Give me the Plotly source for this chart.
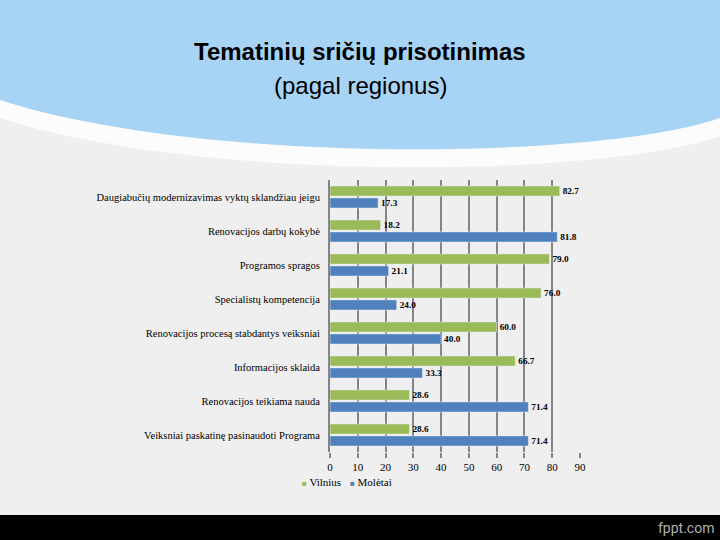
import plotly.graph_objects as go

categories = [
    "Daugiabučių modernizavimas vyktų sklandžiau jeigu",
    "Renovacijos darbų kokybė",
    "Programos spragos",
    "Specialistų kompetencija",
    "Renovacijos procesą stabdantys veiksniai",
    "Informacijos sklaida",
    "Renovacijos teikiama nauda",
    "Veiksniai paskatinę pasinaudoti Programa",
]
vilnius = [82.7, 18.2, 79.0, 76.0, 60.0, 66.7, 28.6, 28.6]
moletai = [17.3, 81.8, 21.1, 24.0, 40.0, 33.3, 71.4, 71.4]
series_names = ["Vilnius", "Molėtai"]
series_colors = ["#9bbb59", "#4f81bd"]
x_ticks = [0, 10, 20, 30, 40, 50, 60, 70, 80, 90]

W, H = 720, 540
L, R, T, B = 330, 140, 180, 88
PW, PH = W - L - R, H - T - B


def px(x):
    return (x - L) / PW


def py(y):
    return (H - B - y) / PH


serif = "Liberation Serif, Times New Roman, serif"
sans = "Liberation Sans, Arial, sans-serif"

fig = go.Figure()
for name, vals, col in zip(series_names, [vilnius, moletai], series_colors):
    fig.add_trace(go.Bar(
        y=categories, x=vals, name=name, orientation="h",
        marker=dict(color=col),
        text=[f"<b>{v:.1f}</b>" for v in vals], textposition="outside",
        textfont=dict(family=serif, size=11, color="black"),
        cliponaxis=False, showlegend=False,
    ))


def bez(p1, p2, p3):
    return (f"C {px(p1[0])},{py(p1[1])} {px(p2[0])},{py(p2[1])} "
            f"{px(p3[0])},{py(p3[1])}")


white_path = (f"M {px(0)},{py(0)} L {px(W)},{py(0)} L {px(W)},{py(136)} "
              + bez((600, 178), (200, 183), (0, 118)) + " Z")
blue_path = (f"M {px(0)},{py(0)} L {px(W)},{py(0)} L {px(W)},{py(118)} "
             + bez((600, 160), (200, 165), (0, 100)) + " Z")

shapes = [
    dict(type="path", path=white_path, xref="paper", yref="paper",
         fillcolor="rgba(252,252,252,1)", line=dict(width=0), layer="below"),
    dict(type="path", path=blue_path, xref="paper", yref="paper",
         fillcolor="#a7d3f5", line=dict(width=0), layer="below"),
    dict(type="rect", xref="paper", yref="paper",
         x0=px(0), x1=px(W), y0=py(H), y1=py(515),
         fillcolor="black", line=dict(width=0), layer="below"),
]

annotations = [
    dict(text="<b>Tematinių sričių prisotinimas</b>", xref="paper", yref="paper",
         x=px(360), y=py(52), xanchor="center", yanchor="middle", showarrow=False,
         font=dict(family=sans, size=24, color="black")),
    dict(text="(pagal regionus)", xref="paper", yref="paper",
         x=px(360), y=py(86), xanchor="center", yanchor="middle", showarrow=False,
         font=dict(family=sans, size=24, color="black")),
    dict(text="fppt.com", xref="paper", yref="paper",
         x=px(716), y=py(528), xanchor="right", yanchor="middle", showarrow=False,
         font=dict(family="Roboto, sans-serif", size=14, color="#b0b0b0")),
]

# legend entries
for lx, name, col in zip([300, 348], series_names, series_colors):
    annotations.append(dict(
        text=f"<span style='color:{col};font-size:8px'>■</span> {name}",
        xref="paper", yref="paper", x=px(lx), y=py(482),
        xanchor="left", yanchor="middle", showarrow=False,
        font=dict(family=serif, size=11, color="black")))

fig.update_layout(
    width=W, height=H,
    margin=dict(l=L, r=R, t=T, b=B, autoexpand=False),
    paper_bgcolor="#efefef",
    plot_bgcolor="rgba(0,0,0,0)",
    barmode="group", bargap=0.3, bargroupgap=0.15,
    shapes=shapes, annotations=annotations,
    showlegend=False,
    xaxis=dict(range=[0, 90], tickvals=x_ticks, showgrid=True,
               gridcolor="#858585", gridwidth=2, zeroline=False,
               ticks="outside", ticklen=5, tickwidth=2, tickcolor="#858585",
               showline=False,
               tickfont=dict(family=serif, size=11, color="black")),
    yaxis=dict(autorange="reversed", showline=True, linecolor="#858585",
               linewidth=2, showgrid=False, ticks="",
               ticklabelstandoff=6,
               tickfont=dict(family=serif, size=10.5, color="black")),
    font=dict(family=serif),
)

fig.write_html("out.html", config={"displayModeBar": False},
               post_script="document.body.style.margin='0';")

DIRECTION:
Write out each line of the data exactly; the images should be left out.

EXERCISE RESULT:
Give me the Plotly source for this chart.
import plotly.graph_objects as go

categories = [
    "Daugiabučių modernizavimas vyktų sklandžiau jeigu",
    "Renovacijos darbų kokybė",
    "Programos spragos",
    "Specialistų kompetencija",
    "Renovacijos procesą stabdantys veiksniai",
    "Informacijos sklaida",
    "Renovacijos teikiama nauda",
    "Veiksniai paskatinę pasinaudoti Programa",
]
vilnius = [82.7, 18.2, 79.0, 76.0, 60.0, 66.7, 28.6, 28.6]
moletai = [17.3, 81.8, 21.1, 24.0, 40.0, 33.3, 71.4, 71.4]
series_names = ["Vilnius", "Molėtai"]
series_colors = ["#9bbb59", "#4f81bd"]
x_ticks = [0, 10, 20, 30, 40, 50, 60, 70, 80, 90]

W, H = 720, 540
L, R, T, B = 330, 140, 180, 88
PW, PH = W - L - R, H - T - B


def px(x):
    return (x - L) / PW


def py(y):
    return (H - B - y) / PH


serif = "Liberation Serif, Times New Roman, serif"
sans = "Liberation Sans, Arial, sans-serif"

fig = go.Figure()
for name, vals, col in zip(series_names, [vilnius, moletai], series_colors):
    fig.add_trace(go.Bar(
        y=categories, x=vals, name=name, orientation="h",
        marker=dict(color=col),
        text=[f"<b>{v:.1f}</b>" for v in vals], textposition="outside",
        textfont=dict(family=serif, size=11, color="black"),
        cliponaxis=False, showlegend=False,
    ))


def bez(p1, p2, p3):
    return (f"C {px(p1[0])},{py(p1[1])} {px(p2[0])},{py(p2[1])} "
            f"{px(p3[0])},{py(p3[1])}")


white_path = (f"M {px(0)},{py(0)} L {px(W)},{py(0)} L {px(W)},{py(136)} "
              + bez((600, 178), (200, 183), (0, 118)) + " Z")
blue_path = (f"M {px(0)},{py(0)} L {px(W)},{py(0)} L {px(W)},{py(118)} "
             + bez((600, 160), (200, 165), (0, 100)) + " Z")

shapes = [
    dict(type="path", path=white_path, xref="paper", yref="paper",
         fillcolor="rgba(252,252,252,1)", line=dict(width=0), layer="below"),
    dict(type="path", path=blue_path, xref="paper", yref="paper",
         fillcolor="#a7d3f5", line=dict(width=0), layer="below"),
    dict(type="rect", xref="paper", yref="paper",
         x0=px(0), x1=px(W), y0=py(H), y1=py(515),
         fillcolor="black", line=dict(width=0), layer="below"),
]

annotations = [
    dict(text="<b>Tematinių sričių prisotinimas</b>", xref="paper", yref="paper",
         x=px(360), y=py(52), xanchor="center", yanchor="middle", showarrow=False,
         font=dict(family=sans, size=24, color="black")),
    dict(text="(pagal regionus)", xref="paper", yref="paper",
         x=px(360), y=py(86), xanchor="center", yanchor="middle", showarrow=False,
         font=dict(family=sans, size=24, color="black")),
    dict(text="fppt.com", xref="paper", yref="paper",
         x=px(716), y=py(528), xanchor="right", yanchor="middle", showarrow=False,
         font=dict(family="Roboto, sans-serif", size=14, color="#b0b0b0")),
]

# legend entries
for lx, name, col in zip([300, 348], series_names, series_colors):
    annotations.append(dict(
        text=f"<span style='color:{col};font-size:8px'>■</span> {name}",
        xref="paper", yref="paper", x=px(lx), y=py(482),
        xanchor="left", yanchor="middle", showarrow=False,
        font=dict(family=serif, size=11, color="black")))

fig.update_layout(
    width=W, height=H,
    margin=dict(l=L, r=R, t=T, b=B, autoexpand=False),
    paper_bgcolor="#efefef",
    plot_bgcolor="rgba(0,0,0,0)",
    barmode="group", bargap=0.3, bargroupgap=0.15,
    shapes=shapes, annotations=annotations,
    showlegend=False,
    xaxis=dict(range=[0, 90], tickvals=x_ticks, showgrid=True,
               gridcolor="#858585", gridwidth=2, zeroline=False,
               ticks="outside", ticklen=5, tickwidth=2, tickcolor="#858585",
               showline=False,
               tickfont=dict(family=serif, size=11, color="black")),
    yaxis=dict(autorange="reversed", showline=True, linecolor="#858585",
               linewidth=2, showgrid=False, ticks="",
               ticklabelstandoff=6,
               tickfont=dict(family=serif, size=10.5, color="black")),
    font=dict(family=serif),
)

fig.write_html("out.html", config={"displayModeBar": False},
               post_script="document.body.style.margin='0';")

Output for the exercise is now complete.